Their total generating capacity is unknown. “There are no official statistics on how many there are, or what their total power output is. But a recent study by U.S.-based Navigant Research, which studies new energy technologies, suggested that their combined generating capacity might now exceed 750 megawatts worldwide” [Pearce, October 27, 2015]. This is 0,3% of the world total pv [photovoltaic] capacity according to the numbers of the International Energy Agency . Pearce continues: “but they are a true hot-bed of innovation popping up all over the world”.
Last year , nearly $64 million was invested in off-grid solar solutions. The Global Off-Grid Lighting Association estimates today’s off-grid solar market at $300 million annually, and 2015 investment figures are likely to be higher than 2014” [Tweed, October 23, 2015].
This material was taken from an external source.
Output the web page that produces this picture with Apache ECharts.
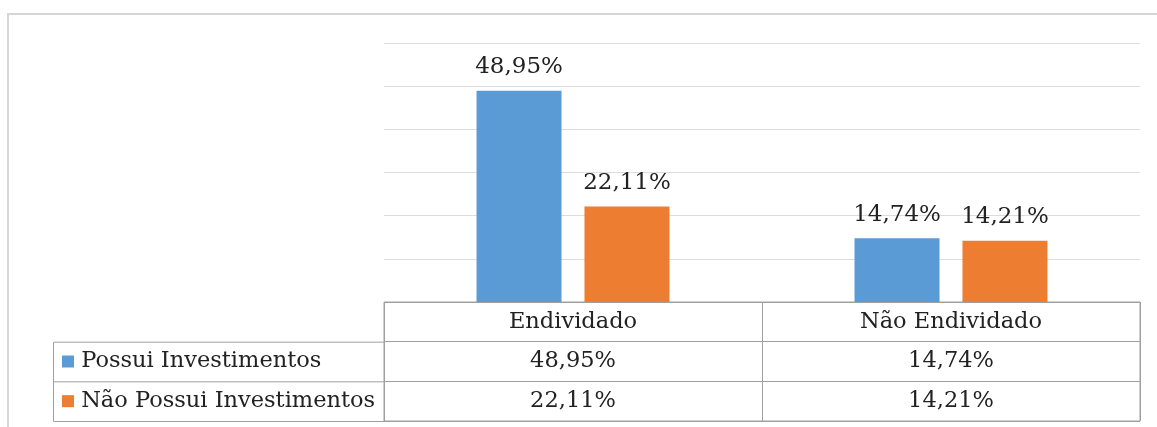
<!DOCTYPE html>
<html>
<head>
<meta charset="utf-8">
<script src="https://cdn.jsdelivr.net/npm/echarts@6/dist/echarts.min.js"></script>
<style>
    html, body { margin: 0; padding: 0; background: #fff; }
    #chart { width: 1157px; height: 427px; }
</style>
</head>
<body>
<div id="chart"></div>
<script>

const categories = ['Endividado', 'Não Endividado'];
const seriesNames = ['Possui Investimentos', 'Não Possui Investimentos'];
const possui = [48.95, 14.74];
const naoPossui = [22.11, 14.21];
const colors = ['#5B9BD5', '#ED7D31'];

const FONT = '"DejaVu Serif", serif';
const TEXT = '#222222';
const LINE = '#a0a0a0';

// plot + table geometry
const plotLeft = 384;
const plotRight = 17;
const plotTop = 43;
const plotBottom = 302;
const tableBottom = 421;
const legendLeft = 53;

const fmt = (v) => v.toFixed(2).replace('.', ',') + '%';

const chart = echarts.init(document.getElementById('chart'));

const rowH = (tableBottom - plotBottom) / 3;

// table cells: header row is the category names, then one row per series
const cells = [];
categories.forEach((c, i) => {
    cells.push([i, 0, c]);
    cells.push([i, 1, fmt(possui[i])]);
    cells.push([i, 2, fmt(naoPossui[i])]);
});

const barLabel = {
    show: true, position: 'top', distance: 12,
    fontSize: 23, fontFamily: FONT, color: TEXT,
    formatter: (p) => fmt(p.value),
};

chart.setOption({
    animation: false,
    textStyle: { fontFamily: FONT, color: TEXT },
    grid: [
        {
            left: plotLeft, right: plotRight, top: plotTop,
            height: plotBottom - plotTop,
        },
        {
            left: plotLeft, right: plotRight, top: plotBottom,
            height: tableBottom - plotBottom,
            show: true, borderColor: LINE, borderWidth: 1,
        },
    ],
    xAxis: [
        {
            type: 'category',
            data: categories,
            gridIndex: 0,
            axisLine: { show: false },
            axisTick: { show: false },
            axisLabel: { show: false },
        },
        {
            type: 'category',
            data: categories,
            gridIndex: 1,
            axisLine: { show: false },
            axisTick: { show: false },
            axisLabel: { show: false },
            splitLine: { show: true, lineStyle: { color: LINE, width: 1 } },
        },
    ],
    yAxis: [
        {
            type: 'value',
            gridIndex: 0,
            min: 0,
            max: 60,
            interval: 10,
            axisLabel: { show: false },
            axisLine: { show: false },
            axisTick: { show: false },
            splitLine: { lineStyle: { color: '#dcdcdc', width: 1 } },
        },
        {
            type: 'category',
            data: [''].concat(seriesNames),
            gridIndex: 1,
            inverse: true,
            axisLine: { show: false },
            axisTick: { show: false },
            splitLine: { show: true, lineStyle: { color: LINE, width: 1 } },
            axisLabel: {
                align: 'left',
                margin: plotLeft - 62,
                formatter: (v) => {
                    const i = seriesNames.indexOf(v);
                    if (i < 0) return '';
                    return `{s${i}|}{t| ${v}}`;
                },
                rich: {
                    s0: { width: 12, height: 12, backgroundColor: colors[0] },
                    s1: { width: 12, height: 12, backgroundColor: colors[1] },
                    t: { fontFamily: FONT, fontSize: 22.5, color: TEXT },
                },
            },
        },
    ],
    series: [
        {
            name: seriesNames[0],
            type: 'bar',
            data: possui,
            barWidth: 85,
            barGap: '27%',
            itemStyle: { color: colors[0] },
            label: barLabel,
        },
        {
            name: seriesNames[1],
            type: 'bar',
            data: naoPossui,
            barWidth: 85,
            barGap: '27%',
            itemStyle: { color: colors[1] },
            label: barLabel,
        },
        {
            type: 'scatter',
            xAxisIndex: 1,
            yAxisIndex: 1,
            data: cells,
            symbolSize: 1,
            itemStyle: { color: '#ffffff', opacity: 1 },
            silent: true,
            label: {
                show: true,
                position: 'inside',
                fontSize: 22.5, fontFamily: FONT, color: TEXT,
                textBorderWidth: 0,
                opacity: 1,
                formatter: (p) => p.data[2],
            },
        },
    ],
    graphic: [
        // outer frame of the picture
        {
            type: 'rect',
            shape: { x: 8, y: 14, width: 1180, height: 440 },
            style: { fill: 'none', stroke: '#d6d6d6', lineWidth: 2 },
            silent: true,
        },
        // legend column of the data table
        {
            type: 'rect',
            shape: {
                x: legendLeft + 0.5,
                y: plotBottom + rowH + 0.5,
                width: plotLeft - legendLeft,
                height: rowH * 2,
            },
            style: { fill: 'none', stroke: LINE, lineWidth: 1 },
            silent: true,
        },
        {
            type: 'line',
            shape: {
                x1: legendLeft, y1: plotBottom + rowH * 2 + 0.5,
                x2: plotLeft, y2: plotBottom + rowH * 2 + 0.5,
            },
            style: { stroke: LINE, lineWidth: 1 },
            silent: true,
        },
    ],
});

</script>
</body>
</html>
Biggest commercial opportunity in energy in decades
Whether small scale solar energy can be successful in African countries largely depends on commercial viability too. Do people need the product and what are they willing to pay for it? Few will say they are not interested in access to [affordable] electricity. And […] based on this logic many [millions of] people are interested. The market potential in this continent is massive.
If you now add to this the massive dropping product prices [expected to only go down in the next decades, based on a growing demand and fierce competition], we have the biggest commercial opportunity in energy in decades. Given the falling cost of solar and batteries and the groundwork laid by many nonprofits, the market is strengthening for off-grid distributed renewables in developing countries.